The day before Easter turned anything but holy for one southwest Miami-Dade contractor, after deputies say he took a Catholic school for more than $223,000 and never delivered a single piece of promised aluminum roofing.
St. Kevin Catholic School hired Creed Metal in September 2024 to install 13 aluminum roof structures on campus. According to investigators, the money was paid, the materials never showed up and the work never started. On April 4, 2026, deputies showed up instead, arresting the man behind the company at a Tamiami home not far from the school and booking him into Turner Guilford Knight Correctional Center.
How Deputies Say the Scheme Unfolded
Miami-Dade deputies identified the suspect as 50-year-old Nestor Olivares, the owner of Creed Metal. He is now facing first-degree grand theft, forgery and a county ordinance charge for contracting without a license, according to Local 10.
Investigators say St. Kevin Catholic School paid Olivares for 13 aluminum roof structures. When the project stalled, deputies say Olivares promised the school a full refund by February 25, 2026. Instead of money, the school allegedly received what investigators describe as bogus bank documents claiming a wire transfer had gone through. According to authorities, Olivares was arrested on April 4, 2026, and remained in custody on a $30,150 bond while investigators review where any bond money is coming from.
Why This Matters for Local Institutions
Unlicensed contractors can leave homeowners, churches and schools stuck with half-finished projects, code violations and big repair tabs. Local officials say the pattern described here is all too familiar: a hefty deposit, little or no work and official-looking paperwork that falls apart under scrutiny.
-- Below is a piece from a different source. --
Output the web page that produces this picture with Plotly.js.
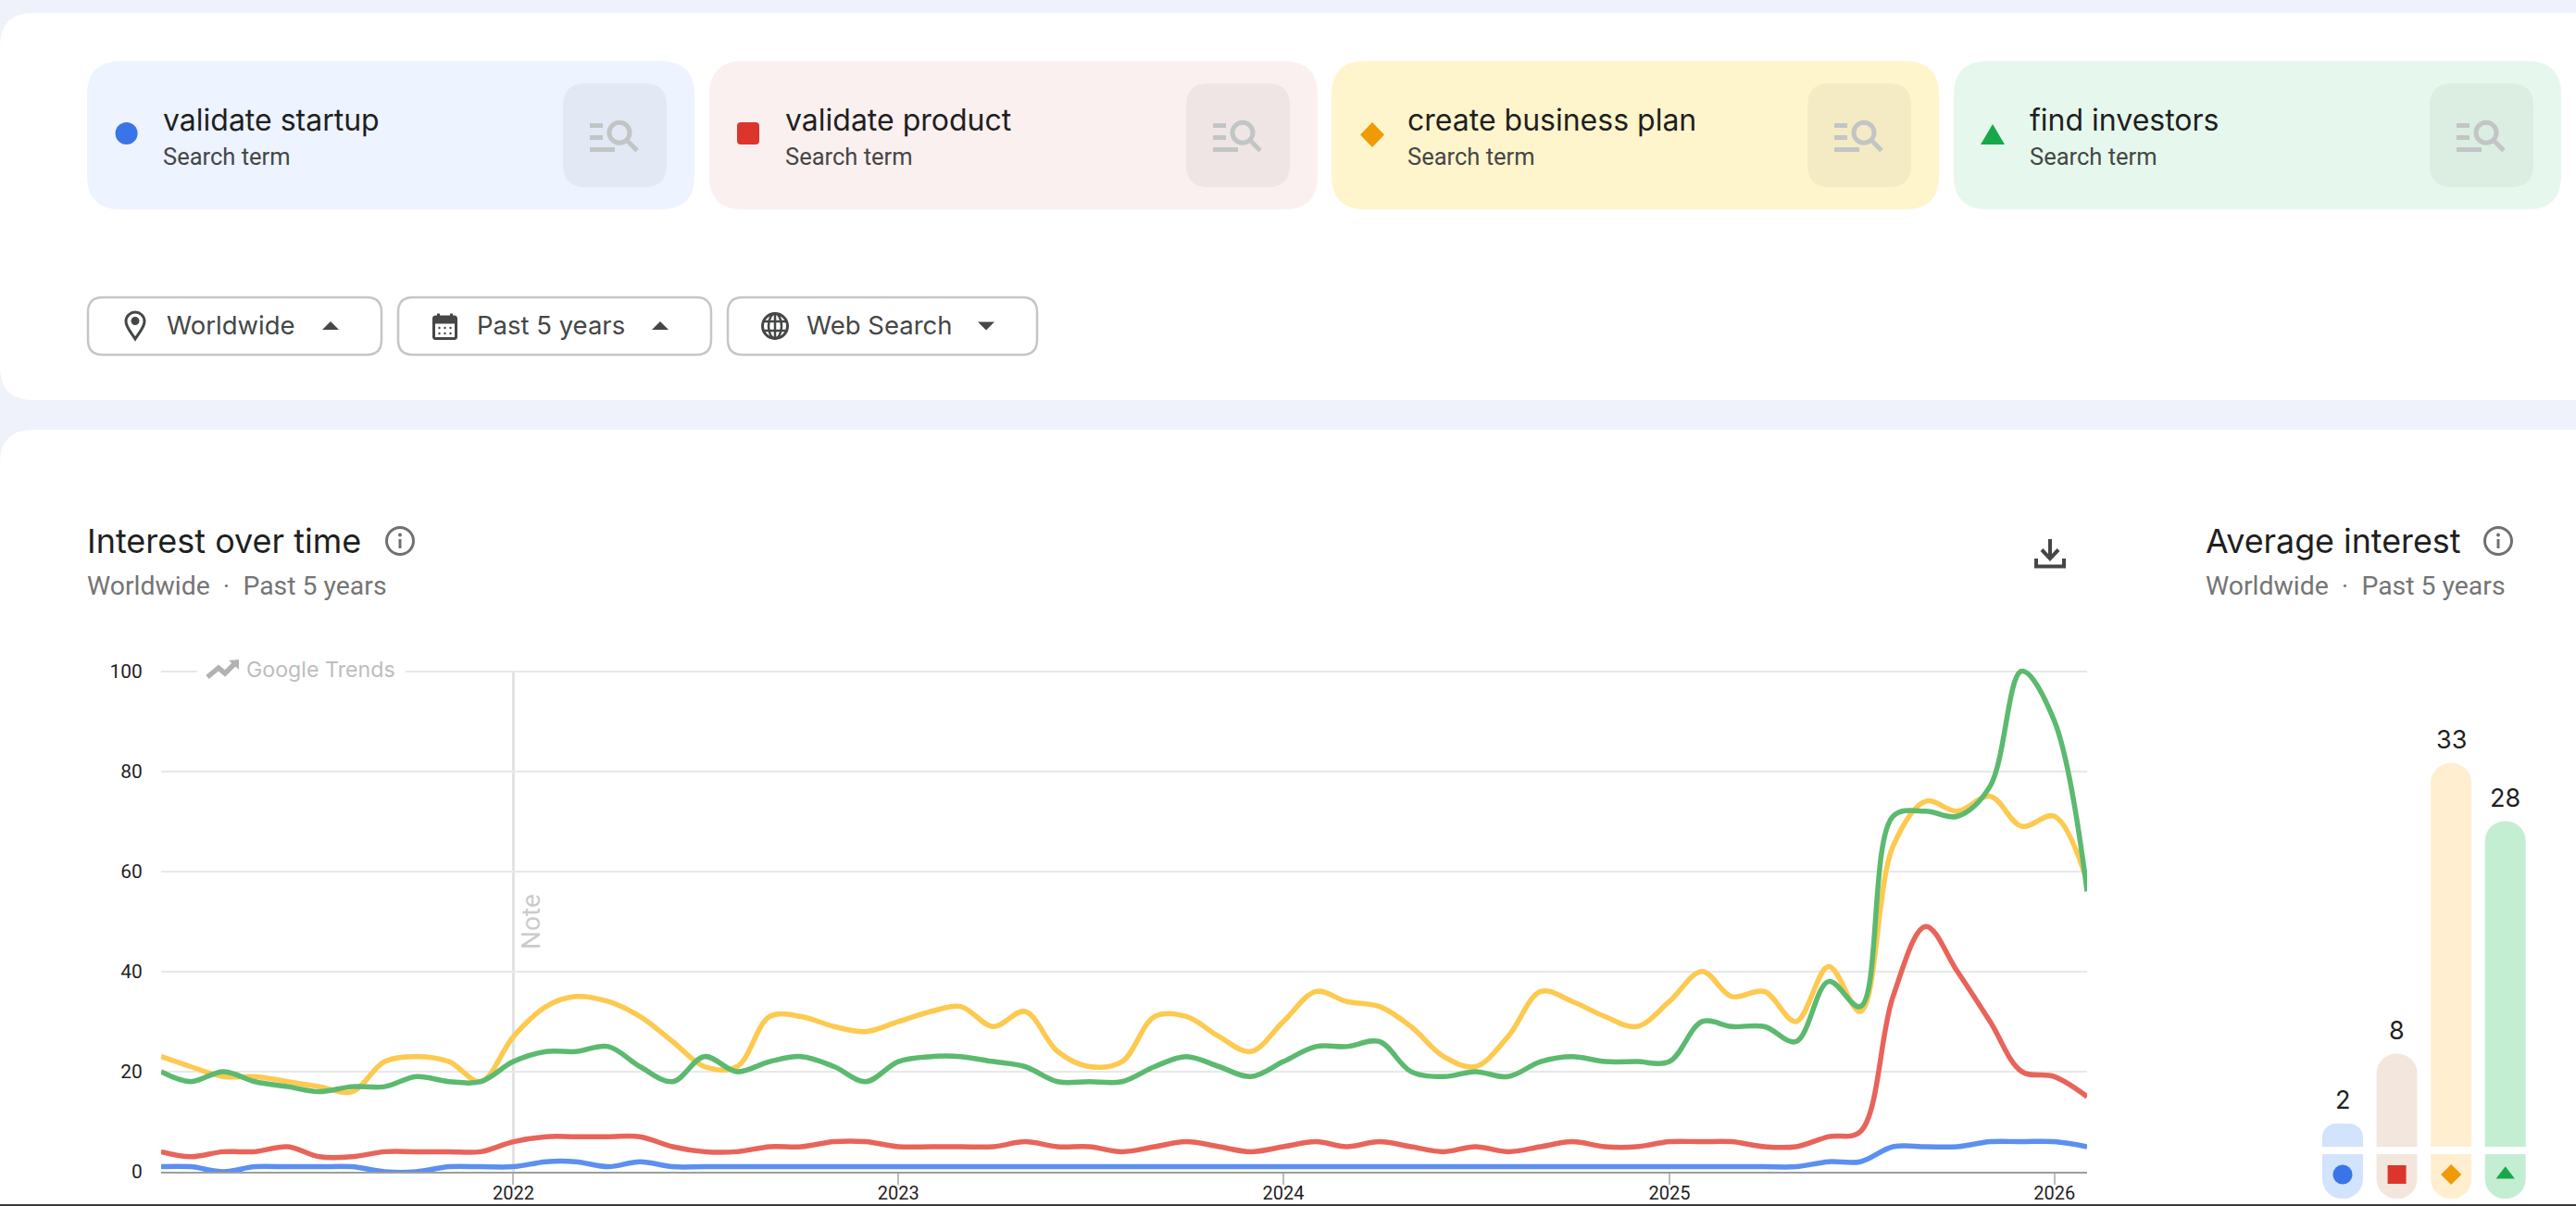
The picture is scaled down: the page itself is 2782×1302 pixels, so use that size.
<!DOCTYPE html>
<html>
<head>
<meta charset="utf-8">
<title>Google Trends comparison</title>
<script src="https://cdn.plot.ly/plotly-3.0.1.min.js"></script>
<style>html,body{margin:0;padding:0;background:#eff2fa;overflow:hidden}#chart{width:2782px;height:1302px}</style>
</head>
<body>
<div id="chart"></div>
<script>
// ---------- data ----------
const terms = ["validate startup", "validate product", "create business plan", "find investors"];
const averages = [2, 8, 33, 28];
const yTicks = [0, 20, 40, 60, 80, 100];
const yearTicks = ["2022-01-01", "2023-01-01", "2024-01-01", "2025-01-01", "2026-01-01"];
const validateStartup = [1,1,0,1,1,1,1,0,0,1,1,1,2,2,1,2,1,1,1,1,
  1,1,1,1,1,1,1,1,1,1,1,1,1,1,1,1,1,1,1,1,
  1,1,1,1,1,1,1,1,1,1,1,1,2,2,5,5,5,6,6,6,5];
const validateProduct = [4,3,4,4,5,3,3,4,4,4,4,6,7,7,7,7,5,4,4,5,
  5,6,6,5,5,5,5,6,5,5,4,5,6,5,4,5,6,5,6,5,
  4,5,4,5,6,5,5,6,6,6,5,5,7,8,35,49,40,30,20,19,15];
const createBusinessPlan = [23,21,19,19,18,17,16,22,23,22,18,27,33,35,34,31,26,21,21,31,
  31,29,28,30,32,33,29,32,24,21,22,31,31,27,24,30,36,34,33,29,
  23,21,27,36,34,31,29,34,40,35,36,30,41,32,65,74,72,75,69,71,58];
const findInvestors = [20,18,20,18,17,16,17,17,19,18,18,22,24,24,25,21,18,23,20,22,
  23,21,18,22,23,23,22,21,18,18,18,21,23,21,19,22,25,25,26,20,
  19,20,19,22,23,22,22,22,30,29,29,26,38,33,71,72,71,77,100,90,56];
const months = validateStartup.map((_, i) => {
  const d = new Date(Date.UTC(2021, 1 + i, 1));
  return d.toISOString().slice(0, 10);
});

// ---------- styles ----------
const W = 2782, H = 1302;
const lineColors = ["#5b8ff0", "#e8645a", "#fdc94f", "#5cb970"];
const markColors = ["#3a74e8", "#dc352b", "#f09a05", "#17a84c"];
const paleColors = ["#d2e3fc", "#f3e6dd", "#ffeecf", "#c4eed1"];
const chipColors = ["#edf3ff", "#fbf0f0", "#fff5cc", "#e6f8ed"];
const symbols = ["circle", "square", "diamond", "triangle-up"];
const iconSizes = [21, 20, 17, 17.5];
const barRadii = [15, 22, 22, 22];
const SANS = "Inter, 'Noto Sans', sans-serif", ROBOTO = "Roboto, sans-serif";

// ---------- pixel helpers for the page furniture ----------
const px = x => x / W, py = y => 1 - y / H;
function p(d) {
  let odd = true;
  return d.replace(/-?\d+(\.\d+)?/g, n => { const v = odd ? px(+n) : py(+n); odd = !odd; return v.toFixed(6); });
}
const rr = (x0, y0, x1, y1, r) => `M ${x0 + r} ${y0} L ${x1 - r} ${y0} Q ${x1} ${y0} ${x1} ${y0 + r} L ${x1} ${y1 - r} Q ${x1} ${y1} ${x1 - r} ${y1} L ${x0 + r} ${y1} Q ${x0} ${y1} ${x0} ${y1 - r} L ${x0} ${y0 + r} Q ${x0} ${y0} ${x0 + r} ${y0} Z`;
const shapes = [], notes = [];
const fill = (d, color, layer) => shapes.push({type: "path", xref: "paper", yref: "paper", path: p(d), fillcolor: color, line: {width: 0}, layer: layer || "above"});
const stroke = (d, color, w, layer) => shapes.push({type: "path", xref: "paper", yref: "paper", path: p(d), line: {color, width: w}, layer: layer || "above"});
const circ = (cx, cy, r, o) => shapes.push(Object.assign({type: "circle", xref: "paper", yref: "paper", x0: px(cx - (o.rx || r)), x1: px(cx + (o.rx || r)), y0: py(cy + r), y1: py(cy - r), layer: "above", line: {width: 0}}, o.s));
const txt = (x, y, text, size, color, family, extra) => notes.push(Object.assign({xref: "paper", yref: "paper", x: px(x), y: py(y), text, showarrow: false, xanchor: "left", yanchor: "middle", borderpad: 0, font: {size, color, family}}, extra));

// cards (rounded at the left edge, running off the right edge)
fill(rr(0, 14, W + 60, 432, 36), "#ffffff", "below");
fill(rr(0, 464, W + 60, H + 60, 36), "#ffffff", "below");
fill(`M 0 1300 L ${W} 1300 L ${W} ${H} L 0 ${H} Z`, "#3a3a3a", "above");

// search-term chips
const chipBox = [[94, 750], [766, 1423], [1438, 2094], [2110, 2766]];
const chipText = [175, 847, 1519, 2191];
terms.forEach((t, i) => {
  const [a, b] = chipBox[i], dx = b - 750;
  fill(rr(a, 66, b, 226, 36), chipColors[i], "below");
  fill(rr(608 + dx, 90, 720 + dx, 202, 24), "rgba(0,0,0,0.045)", "below");
  const g = "#c2c5c6";
  fill(`M ${637 + dx} 133 L ${651 + dx} 133 L ${651 + dx} 138 L ${637 + dx} 138 Z`, g);
  fill(`M ${637 + dx} 146 L ${651 + dx} 146 L ${651 + dx} 151 L ${637 + dx} 151 Z`, g);
  fill(`M ${637 + dx} 159 L ${664 + dx} 159 L ${664 + dx} 164 L ${637 + dx} 164 Z`, g);
  circ(669 + dx, 143.3, 11, {s: {line: {color: g, width: 5}}});
  stroke(`M ${678 + dx} 152.5 L ${688 + dx} 162.5`, g, 5);
  txt(chipText[i], 130, t, 32, "#1f1f1f", SANS);
  txt(chipText[i], 169, "Search term", 25.5, "#444746", ROBOTO);
});
circ(136.6, 144, 12, {s: {fillcolor: markColors[0]}});
fill(rr(796, 132, 820, 156, 4), markColors[1]);
fill("M 1482 132 L 1495 145.5 L 1482 159 L 1469 145.5 Z", markColors[2]);
fill("M 2152 134 L 2165 156 L 2139 156 Z", markColors[3]);

// dropdowns
const dd = "#444746";
[[95, 412], [430, 768], [786, 1120]].forEach(([a, b]) => stroke(rr(a, 321, b, 383, 16), "#c6c6c6", 2.5, "below"));
txt(179, 351.5, "Worldwide", 27.5, dd, SANS);
txt(514, 351.5, "Past 5 years", 27.5, dd, SANS);
txt(870, 351.5, "Web Search", 27.5, dd, SANS);
stroke("M 146 366 C 141 358 136 353 136 347 C 136 341 141 337 146 337 C 151 337 156 341 156 347 C 156 353 151 358 146 366 Z", dd, 3);
circ(146, 346.5, 4.5, {s: {fillcolor: dd}});
fill("M 348 356 L 366 356 L 357 347 Z", dd);
fill("M 704 356 L 722 356 L 713 347 Z", dd);
fill("M 1056 347.5 L 1074 347.5 L 1065 356.5 Z", dd);
stroke(rr(468.5, 342, 492.5, 365.5, 2), dd, 3);
fill("M 468 342 L 493 342 L 493 349.5 L 468 349.5 Z", dd);
fill("M 472 338.5 L 475 338.5 L 475 343 L 472 343 Z", dd);
fill("M 486 338.5 L 489 338.5 L 489 343 L 486 343 Z", dd);
[474.5, 480.5, 486.5].forEach(x => [354, 360].forEach(y => circ(x, y, 1.2, {s: {fillcolor: dd}})));
circ(837, 352, 13.5, {s: {line: {color: dd, width: 3}}});
circ(837, 352, 13.5, {rx: 7, s: {line: {color: dd, width: 2.5}}});
stroke("M 824 347 L 850 347", dd, 2.5);
stroke("M 824 357 L 850 357", dd, 2.5);
stroke("M 837 338.5 L 837 365.5", dd, 2.5);

// section headings
const info = (cx, cy) => {
  circ(cx, cy, 14.5, {s: {line: {color: "#707070", width: 3}}});
  fill(`M ${cx - 1.5} ${cy - 2} L ${cx + 1.5} ${cy - 2} L ${cx + 1.5} ${cy + 8} L ${cx - 1.5} ${cy + 8} Z`, "#707070");
  circ(cx, cy - 6.5, 2, {s: {fillcolor: "#707070"}});
};
txt(93, 584, "Interest over time", 36, "#1f1f1f", SANS);
txt(93, 632, "Worldwide&#160;&#160;·&#160;&#160;Past 5 years", 28.4, "#757575", ROBOTO);
info(432, 584);
txt(2381, 584, "Average interest", 35.8, "#1f1f1f", SANS);
txt(2381, 632, "Worldwide&#160;&#160;·&#160;&#160;Past 5 years", 28.4, "#757575", ROBOTO);
info(2698, 584);
stroke("M 2214 582 L 2214 603", dd, 4);
stroke("M 2205 593.5 L 2214 603 L 2223 593.5", dd, 4);
stroke("M 2199 603 L 2199 611.5 L 2229 611.5 L 2229 603", dd, 4);

// watermark over the 100 gridline
fill("M 213 714 L 438 714 L 438 734 L 213 734 Z", "#ffffff");
stroke("M 224 731 L 236 721 L 243 727 L 254 716", "#b2b2b2", 5.5);
fill("M 258 712 L 247 713 L 258 723 Z", "#b2b2b2");
txt(265, 722.5, "Google Trends", 23.2, "#bdbdbd", SANS);
notes.push({xref: "paper", yref: "paper", x: px(573), y: py(995), text: "Note", textangle: -90, showarrow: false, xanchor: "center", yanchor: "middle", font: {size: 28, color: "#cbcbcb", family: ROBOTO}});

// vertical note line on the line chart's own x axis
shapes.push({type: "line", xref: "x", yref: "y", x0: yearTicks[0], x1: yearTicks[0], y0: 0, y1: 100, line: {color: "#e2e2e2", width: 3}, layer: "below"});

// ---------- average-interest bars: 12.55 px per unit, baseline y=1238 ----------
const unit = 12.55, footTop = -8 / unit, footEnd = -56 / unit, iconY = -30 / unit;
averages.forEach((v, i) => notes.push({xref: "x2", yref: "y2", x: terms[i], y: v, yanchor: "bottom", yshift: 7, showarrow: false, text: String(v), font: {size: 27, color: "#1f1f1f", family: SANS}}));
// white gap between each bar and its foot
shapes.push({type: "rect", xref: "paper", yref: "y2", x0: px(2500), x1: px(2740), y0: footTop, y1: 0, fillcolor: "#ffffff", line: {width: 0}, layer: "above"});

// ---------- traces ----------
const series = [validateStartup, validateProduct, createBusinessPlan, findInvestors];
const traces = series.map((y, i) => ({
  type: "scatter", mode: "lines", name: terms[i], x: months, y, xaxis: "x", yaxis: "y", cliponaxis: false,
  line: {color: lineColors[i], width: 5.5, shape: "spline", smoothing: 1}
}));
terms.forEach((t, i) => {
  traces.push({type: "bar", x: [t], y: [averages[i]], xaxis: "x2", yaxis: "y2", width: 0.75, marker: {color: paleColors[i], cornerradius: barRadii[i], line: {width: 0}}});
});
traces.push({type: "bar", x: terms, y: terms.map(() => footEnd), xaxis: "x2", yaxis: "y2", width: 0.75, marker: {color: paleColors, cornerradius: 22, line: {width: 0}}});
traces.push({type: "scatter", mode: "markers", x: terms, y: terms.map(() => iconY), xaxis: "x2", yaxis: "y2", cliponaxis: false, marker: {symbol: symbols, size: iconSizes, opacity: 1, color: markColors, line: {width: 0}}});

const layout = {
  width: W, height: H, autosize: false, margin: {l: 0, r: 0, t: 0, b: 0, pad: 0},
  paper_bgcolor: "#eff2fa", plot_bgcolor: "rgba(0,0,0,0)", showlegend: false, barmode: "overlay",
  xaxis: {domain: [px(174), px(2254)], type: "date", range: ["2021-02-01", "2026-02-01"], tickvals: yearTicks, tickformat: "%Y", ticks: "outside", ticklen: 12, tickwidth: 2, tickcolor: "#bdbdbd", ticklabelstandoff: -8, showgrid: false, showline: true, linecolor: "#9e9e9e", linewidth: 2, zeroline: false, tickfont: {size: 20, color: "#1f1f1f", family: ROBOTO}, anchor: "y", automargin: false},
  yaxis: {domain: [py(1265), py(721.5)], range: [0, 100 + 3 / 5.405], tickvals: yTicks, ticks: "outside", ticklen: 15, tickcolor: "rgba(0,0,0,0)", gridcolor: "#e8e8e8", gridwidth: 2, zeroline: false, showline: false, tickfont: {size: 21, color: "#1f1f1f", family: ROBOTO}, anchor: "x", automargin: false},
  xaxis2: {domain: [px(2500.7), px(2735)], type: "category", categoryorder: "array", categoryarray: terms, range: [-0.5, 3.5], visible: false, anchor: "y2"},
  yaxis2: {domain: [py(1294), py(700)], range: [footEnd, (1238 - 700) / unit], visible: false, anchor: "x2"},
  shapes, annotations: notes
};
Plotly.newPlot("chart", traces, layout, {displayModeBar: false, responsive: false});
</script>
</body>
</html>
According to Miami-Dade County's Department of Regulatory and Economic Resources, residents should always verify a contractor’s license status, insist on written contracts and proper permits and contact the county’s contractor-licensing hotline or 311 before handing over large payments. The state Department of Business and Professional Regulation also notes that working without a license is a crime under Florida law and explains how to report suspected unlicensed activity at MyFloridaLicense.com, per the Department of Business and Professional Regulation.
What Comes Next
If prosecutors move forward with formal charges, the case will land in Miami-Dade court, where a judge could order Olivares to pay restitution to the school. Local 10 reports that investigators are tracking the money and digging through Olivares’ records.
He faces possible criminal penalties if convicted and could also be hit with administrative sanctions related to unlicensed contracting. In the meantime, St. Kevin Catholic School is still on the hook to repair and replace the roof structures it thought it had already paid for.